Dans les circonstances présentes, l’augmentation de la dette publique ne pose pas de problème de financement et n’obère pas la marge de manœuvre des finances publiques : à 1,5% du PIB, la charge d’intérêt n’a jamais été aussi basse depuis 1980, et elle est 60% plus faible qu’à son pic de 1996. Mais rien ne prouve que les conditions de financement resteront aussi favorables dans le futur : les politiques vigoureusement expansionnistes suivies aux États-Unis en Chine et en Europe, combinées avec des facteurs structurellement inflationnistes comme des politiques commerciales plus restrictives ou la diminution de la population active chinoise, peuvent faire revenir l’inflation à terme. Si les taux d’intérêt nominaux suivaient l’inflation sans en rajouter, rien ne changerait pour le refinancement de la dette publique. Mais il est tout à fait possible que les primes de risque que les politiques d’achat des banques centrales ont rendues négatives redeviennent positives dans un monde plus inflationniste, ce qui augmenterait le coût réel de la dette.
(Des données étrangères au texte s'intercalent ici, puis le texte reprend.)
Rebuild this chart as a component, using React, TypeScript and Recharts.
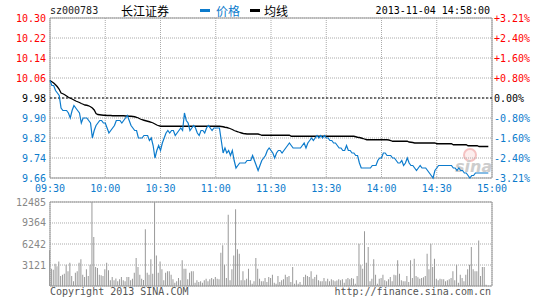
import { ComposedChart, Line, Bar, XAxis, YAxis, CartesianGrid, ReferenceLine, ReferenceArea } from 'recharts'

const PREV_CLOSE = 9.98
const TIME_TICKS = [0, 30, 60, 90, 120, 150, 180, 210, 240]
const TIME_LABELS = ['09:30', '10:00', '10:30', '11:00', '11:30', '13:30', '14:00', '14:30', '15:00']
const PRICE_TICKS = [9.66, 9.74, 9.82, 9.9, 9.98, 10.06, 10.14, 10.22, 10.3]
const VOLUME_TICKS = [3121, 6242, 9364, 12485]

// one value per minute, 09:30 .. 15:00 (last quote 14:58)
const PRICE = [
  10.05, 10.03, 10.03, 10.01, 10.0, 9.99, 9.94, 9.93, 9.93, 9.93,
  9.92, 9.9, 9.93, 9.95, 9.94, 9.93, 9.92, 9.88, 9.9, 9.9,
  9.9, 9.89, 9.88, 9.82, 9.85, 9.87, 9.88, 9.89, 9.89, 9.88,
  9.88, 9.86, 9.84, 9.85, 9.86, 9.87, 9.89, 9.89, 9.89, 9.88,
  9.89, 9.9, 9.91, 9.89, 9.87, 9.86, 9.85, 9.85, 9.82, 9.82,
  9.82, 9.83, 9.83, 9.83, 9.81, 9.82, 9.79, 9.74, 9.77, 9.79,
  9.77, 9.8, 9.82, 9.84, 9.85, 9.84, 9.85, 9.85, 9.83, 9.84,
  9.85, 9.86, 9.85, 9.92, 9.89, 9.88, 9.85, 9.86, 9.87, 9.86,
  9.84, 9.83, 9.85, 9.85, 9.84, 9.86, 9.87, 9.86, 9.85, 9.86,
  9.86, 9.86, 9.86, 9.81, 9.76, 9.78, 9.76, 9.77, 9.75, 9.77,
  9.73, 9.7, 9.71, 9.72, 9.72, 9.72, 9.72, 9.73, 9.73, 9.73,
  9.75, 9.73, 9.71, 9.69, 9.71, 9.73, 9.74, 9.75, 9.77, 9.78,
  9.77, 9.76, 9.74, 9.76, 9.77, 9.77, 9.76, 9.77, 9.78, 9.79,
  9.8, 9.79, 9.78, 9.78, 9.78, 9.78, 9.78, 9.79, 9.8, 9.78,
  9.8, 9.81, 9.82, 9.81, 9.82, 9.83, 9.82, 9.83, 9.82, 9.83,
  9.82, 9.82, 9.81, 9.81, 9.8, 9.8, 9.79, 9.78, 9.78, 9.77,
  9.77, 9.79, 9.77, 9.77, 9.76, 9.76, 9.75, 9.75, 9.72, 9.7,
  9.7, 9.7, 9.7, 9.7, 9.7, 9.71, 9.71, 9.71, 9.73, 9.74,
  9.74, 9.76, 9.76, 9.75, 9.75, 9.75, 9.74, 9.74, 9.73, 9.72,
  9.72, 9.73, 9.71, 9.72, 9.74, 9.72, 9.71, 9.71, 9.7, 9.69,
  9.7, 9.71, 9.7, 9.7, 9.7, 9.69, 9.68, 9.67, 9.66, 9.69,
  9.7, 9.71, 9.71, 9.71, 9.71, 9.71, 9.71, 9.71, 9.71, 9.7,
  9.7, 9.69, 9.7, 9.69, 9.69, 9.68, 9.68, 9.67, 9.66, 9.67,
  9.67, 9.68, 9.68, 9.68, 9.68, 9.68, 9.68, 9.68, 9.68, null,
  null,
]

const AVG = [
  10.05, 10.045, 10.04, 10.033, 10.025, 10.015, 10.0, 9.997, 9.993, 9.988,
  9.983, 9.979, 9.976, 9.972, 9.968, 9.965, 9.962, 9.958, 9.955, 9.952,
  9.951, 9.949, 9.945, 9.94, 9.932, 9.918, 9.914, 9.913, 9.912, 9.911,
  9.911, 9.91, 9.91, 9.91, 9.909, 9.909, 9.909, 9.909, 9.909, 9.909,
  9.909, 9.908, 9.908, 9.907, 9.907, 9.906, 9.905, 9.903, 9.9, 9.896,
  9.893, 9.891, 9.889, 9.887, 9.885, 9.883, 9.88, 9.876, 9.872, 9.869,
  9.867, 9.867, 9.867, 9.867, 9.867, 9.867, 9.867, 9.867, 9.867, 9.867,
  9.867, 9.867, 9.867, 9.867, 9.867, 9.867, 9.867, 9.867, 9.867, 9.867,
  9.867, 9.867, 9.867, 9.867, 9.867, 9.867, 9.867, 9.867, 9.867, 9.867,
  9.867, 9.867, 9.867, 9.866, 9.865, 9.863, 9.862, 9.86, 9.857, 9.854,
  9.85, 9.847, 9.845, 9.842, 9.84, 9.838, 9.837, 9.836, 9.836, 9.836,
  9.836, 9.836, 9.836, 9.836, 9.834, 9.831, 9.831, 9.831, 9.831, 9.831,
  9.831, 9.831, 9.831, 9.831, 9.831, 9.831, 9.831, 9.831, 9.831, 9.831,
  9.831, 9.827, 9.827, 9.827, 9.827, 9.827, 9.827, 9.827, 9.827, 9.827,
  9.827, 9.827, 9.827, 9.827, 9.827, 9.827, 9.827, 9.827, 9.827, 9.827,
  9.827, 9.827, 9.827, 9.827, 9.827, 9.827, 9.827, 9.827, 9.827, 9.827,
  9.827, 9.827, 9.827, 9.827, 9.827, 9.827, 9.825, 9.823, 9.822, 9.82,
  9.818, 9.815, 9.813, 9.813, 9.813, 9.813, 9.813, 9.813, 9.813, 9.813,
  9.813, 9.813, 9.813, 9.813, 9.812, 9.81, 9.807, 9.807, 9.807, 9.807,
  9.807, 9.807, 9.807, 9.807, 9.807, 9.804, 9.803, 9.802, 9.8, 9.8,
  9.8, 9.8, 9.8, 9.8, 9.8, 9.8, 9.8, 9.8, 9.8, 9.8,
  9.797, 9.797, 9.797, 9.797, 9.797, 9.797, 9.797, 9.797, 9.797, 9.793,
  9.793, 9.793, 9.793, 9.793, 9.793, 9.793, 9.793, 9.789, 9.789, 9.789,
  9.789, 9.789, 9.789, 9.786, 9.786, 9.786, 9.786, 9.786, 9.786, null,
  null,
]

const VOLUME = [
  5300, 2570, 2430, 3320, 2920, 3660, 1490, 1680, 1830, 3170,
  2180, 3470, 1490, 690, 1980, 2180, 3470, 3960, 1680, 1340,
  2480, 1490, 3170, 12485, 7280, 2820, 2670, 1680, 1580, 1490,
  2480, 3470, 2330, 840, 1340, 840, 1100, 690, 990, 1340,
  840, 690, 1340, 1340, 840, 1090, 1980, 4160, 2820, 1680,
  1090, 900, 8420, 1980, 1680, 3960, 1830, 12485, 4550, 1980,
  3660, 2480, 840, 1980, 2180, 2180, 1680, 990, 500, 690,
  1190, 840, 3810, 2570, 2570, 990, 1980, 2180, 2180, 500,
  840, 600, 690, 500, 840, 1090, 690, 990, 1190, 1000,
  1340, 1090, 990, 4950, 6040, 3170, 1190, 10590, 840, 2480,
  4550, 11390, 5450, 4800, 840, 2180, 840, 1090, 2570, 840,
  350, 690, 4160, 2570, 1090, 690, 690, 1190, 590, 1340,
  1200, 1680, 500, 350, 1490, 590, 840, 990, 1680, 1340,
  1490, 590, 2820, 350, 840, 350, 590, 200, 1340, 1680,
  1490, 1340, 2180, 1090, 1340, 1680, 840, 690, 690, 1190,
  690, 1090, 690, 990, 840, 690, 800, 990, 840, 990,
  500, 1000, 1190, 990, 1190, 1090, 350, 1490, 6290, 3070,
  2570, 8120, 3470, 5790, 690, 1090, 3960, 1680, 350, 1090,
  1190, 1680, 840, 690, 990, 1340, 690, 1680, 1580, 3810,
  1830, 840, 690, 690, 1490, 590, 3810, 1190, 4060, 1490,
  1300, 1090, 1190, 1290, 1490, 4800, 2480, 6290, 2820, 4060,
  1090, 840, 1090, 990, 990, 690, 840, 990, 1190, 2180,
  840, 3170, 500, 1680, 1190, 690, 1680, 2480, 3170, 5790,
  2480, 2180, 2180, 6780, 1490, 2820, 2820, 200, 0, 0,
  0,
]

const data = VOLUME.map((v, i) => ({ i, price: PRICE[i], avg: AVG[i], volume: v }))

const MONO = '"DejaVu Sans Mono", monospace'
const CJK = '"Noto Sans CJK SC", sans-serif'
const BLUE = '#0c7bcc'
const RED = '#ff0000'
const GRID = '#aaaaaa'
const BORDER = '#999999'

const priceColor = (v: number) => (v > PREV_CLOSE + 1e-6 ? RED : v < PREV_CLOSE - 1e-6 ? BLUE : '#000')

const fmtPct = (v: number) => {
  const p = ((v - PREV_CLOSE) / PREV_CLOSE) * 100
  if (Math.abs(p) < 1e-6) return '0.00%'
  return (p > 0 ? '+' : '') + p.toFixed(2) + '%'
}

const LeftPriceTick = ({ x, y, payload }: any) => (
  <text x={x - 4} y={y} textAnchor="end" dominantBaseline="central" fontFamily={MONO} fontSize={10} fill={priceColor(payload.value)}>
    {payload.value.toFixed(2)}
  </text>
)

const RightPctTick = ({ x, y, payload }: any) => (
  <text x={x + 2} y={y} textAnchor="start" dominantBaseline="central" fontFamily={MONO} fontSize={10} fill={priceColor(payload.value)}>
    {fmtPct(payload.value)}
  </text>
)

const TimeTick = ({ x, y, payload }: any) => (
  <text x={x} y={y + 10} textAnchor="middle" dominantBaseline="central" fontFamily={MONO} fontSize={10} fill={BLUE}>
    {TIME_LABELS[TIME_TICKS.indexOf(payload.value)]}
  </text>
)

const VolumeTick = ({ x, y, payload }: any) => (
  <text x={x - 4} y={y} textAnchor="end" dominantBaseline="central" fontFamily={MONO} fontSize={10} fill="#888">
    {payload.value}
  </text>
)

export default function App() {
  return (
    <div style={{ position: 'absolute', left: 0, top: 0, width: 545, height: 300, background: '#fff', overflow: 'hidden' }}>
      {/* header */}
      <div style={{ position: 'absolute', left: 50, top: 4, fontFamily: MONO, fontSize: 10, lineHeight: '14px', color: '#222' }}>sz000783</div>
      <div style={{ position: 'absolute', left: 121, top: 3, fontFamily: CJK, fontSize: 12, lineHeight: '16px', color: '#000' }}>长江证券</div>
      <div style={{ position: 'absolute', left: 200, top: 9, width: 10, height: 3, background: BLUE }} />
      <div style={{ position: 'absolute', left: 216, top: 3, fontFamily: CJK, fontSize: 12, lineHeight: '16px', color: BLUE }}>价格</div>
      <div style={{ position: 'absolute', left: 250, top: 9, width: 10, height: 3, background: '#000' }} />
      <div style={{ position: 'absolute', left: 264, top: 3, fontFamily: CJK, fontSize: 12, lineHeight: '16px', color: '#000' }}>均线</div>
      <div style={{ position: 'absolute', right: 55, top: 4, fontFamily: MONO, fontSize: 10, lineHeight: '14px', color: '#000' }}>2013-11-04 14:58:00</div>

      {/* sina watermark */}
      <div style={{ position: 'absolute', left: 463, top: 148, width: 10, height: 10, borderRadius: 7, border: '2px solid #f5c2c2', background: '#fdeeee' }} />
      <div style={{ position: 'absolute', left: 455, top: 157, fontFamily: '"DejaVu Sans", sans-serif', fontStyle: 'italic', fontWeight: 'bold', fontSize: 16, lineHeight: '20px', color: '#cdcdcd' }}>sina</div>

      {/* price chart */}
      <div style={{ position: 'absolute', left: 0, top: 0 }}>
        <ComposedChart width={545} height={200} data={data} margin={{ top: 18, right: 0, bottom: 2, left: 0 }}>
          <CartesianGrid yAxisId="left" stroke={GRID} strokeDasharray="1 1" />
          <XAxis
            type="number"
            dataKey="i"
            domain={[0, 240]}
            ticks={TIME_TICKS}
            interval={0}
            height={20}
            axisLine={false}
            tickLine={false}
            tickSize={0}
            tickMargin={0}
            tick={<TimeTick />}
          />
          <YAxis
            yAxisId="left"
            orientation="left"
            width={50}
            domain={[9.66, 10.3]}
            ticks={PRICE_TICKS}
            interval={0}
            axisLine={false}
            tickLine={false}
            tickSize={0}
            tickMargin={0}
            tick={<LeftPriceTick />}
          />
          <YAxis
            yAxisId="right"
            orientation="right"
            width={53}
            domain={[9.66, 10.3]}
            ticks={PRICE_TICKS}
            interval={0}
            axisLine={false}
            tickLine={false}
            tickSize={0}
            tickMargin={0}
            tick={<RightPctTick />}
          />
          <ReferenceLine yAxisId="left" y={PREV_CLOSE} stroke="#000" strokeDasharray="2 2" />
          <ReferenceArea yAxisId="left" x1={0} x2={240} y1={9.66} y2={10.3} fill="none" stroke={BORDER} />
          <Line yAxisId="right" type="linear" dataKey="avg" stroke="#000" strokeWidth={1.3} dot={false} isAnimationActive={false} />
          <Line yAxisId="left" type="linear" dataKey="price" stroke={BLUE} strokeWidth={1.2} dot={false} isAnimationActive={false} />
        </ComposedChart>
      </div>

      {/* volume chart */}
      <div style={{ position: 'absolute', left: 0, top: 190 }}>
        <ComposedChart width={545} height={110} data={data} margin={{ top: 12, right: 53, bottom: 14, left: 0 }}>
          <CartesianGrid stroke={GRID} strokeDasharray="1 1" />
          <XAxis type="number" dataKey="i" domain={[0, 240]} ticks={TIME_TICKS} interval={0} height={0} axisLine={false} tickLine={false} tick={false} />
          <YAxis
            width={50}
            domain={[0, 12485]}
            ticks={VOLUME_TICKS}
            interval={0}
            axisLine={false}
            tickLine={false}
            tickSize={0}
            tickMargin={0}
            tick={<VolumeTick />}
          />
          <Bar dataKey="volume" fill="#999" barSize={1} isAnimationActive={false} />
          <ReferenceArea x1={0} x2={240} y1={0} y2={12485} fill="none" stroke={BORDER} />
        </ComposedChart>
      </div>

      {/* footer */}
      <div style={{ position: 'absolute', left: 50, top: 286, fontFamily: MONO, fontSize: 10, lineHeight: '12px', color: '#555' }}>Copyright 2013 SINA.COM</div>
      <div style={{ position: 'absolute', right: 54, top: 286, fontFamily: MONO, fontSize: 10, lineHeight: '12px', color: '#555' }}>http://finance.sina.com.cn</div>
    </div>
  )
}
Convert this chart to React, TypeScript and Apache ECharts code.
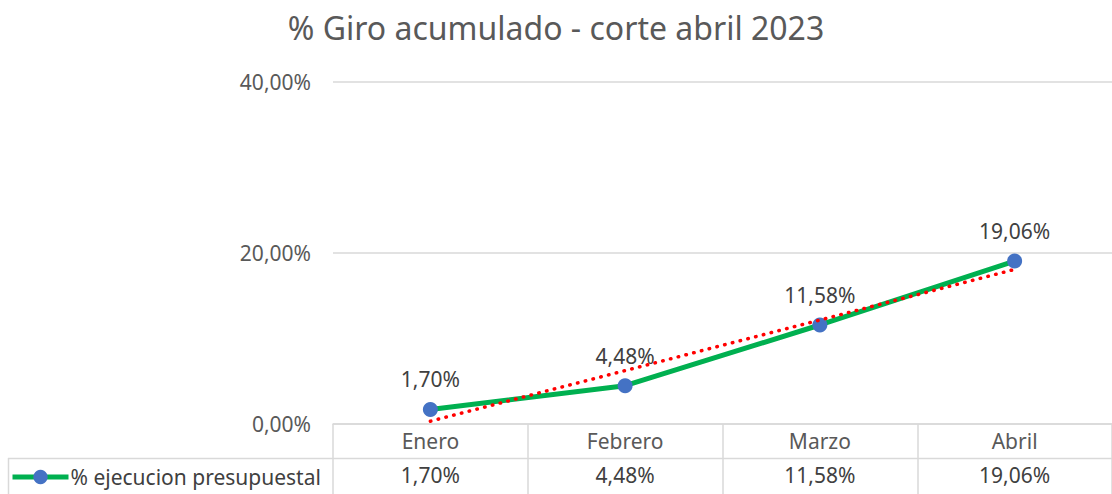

La meilleure assurance contre le risque de hausse des taux est de s’assurer que le ratio dette/PIB diminue au cours du temps. Rechercher une diminution rapide, comme le demande un Pacte de stabilité et de croissance aujourd’hui déconnecté de la réalité, serait contreproductif, car la politique budgétaire restrictive que cela nécessiterait réduirait l’activité et donc les recettes fiscales. Pour autant, une réduction du ratio de dette, progressive et continue est possible. Dans les circonstances présentes, avec une croissance tendancielle de 3% (1,5% pour la croissance réelle et autant pour l’inflation), un déficit public inférieur à 1,8% du PIB inverserait la dynamique de la dette. Voilà un objectif réaliste à moyen terme, à condition que, pour y parvenir, on ne s’avise pas d’augmenter les prélèvements, pour des raisons fort bien analysées par Gilbert Cette et Elie Cohen dans Telos, mais qu’on s’attache à réduire une dépense publique, qui, avant même la pandémie, culminait encore à 56% du PIB et qu’on favorise avant tout la croissance, meilleur gage de la solvabilité.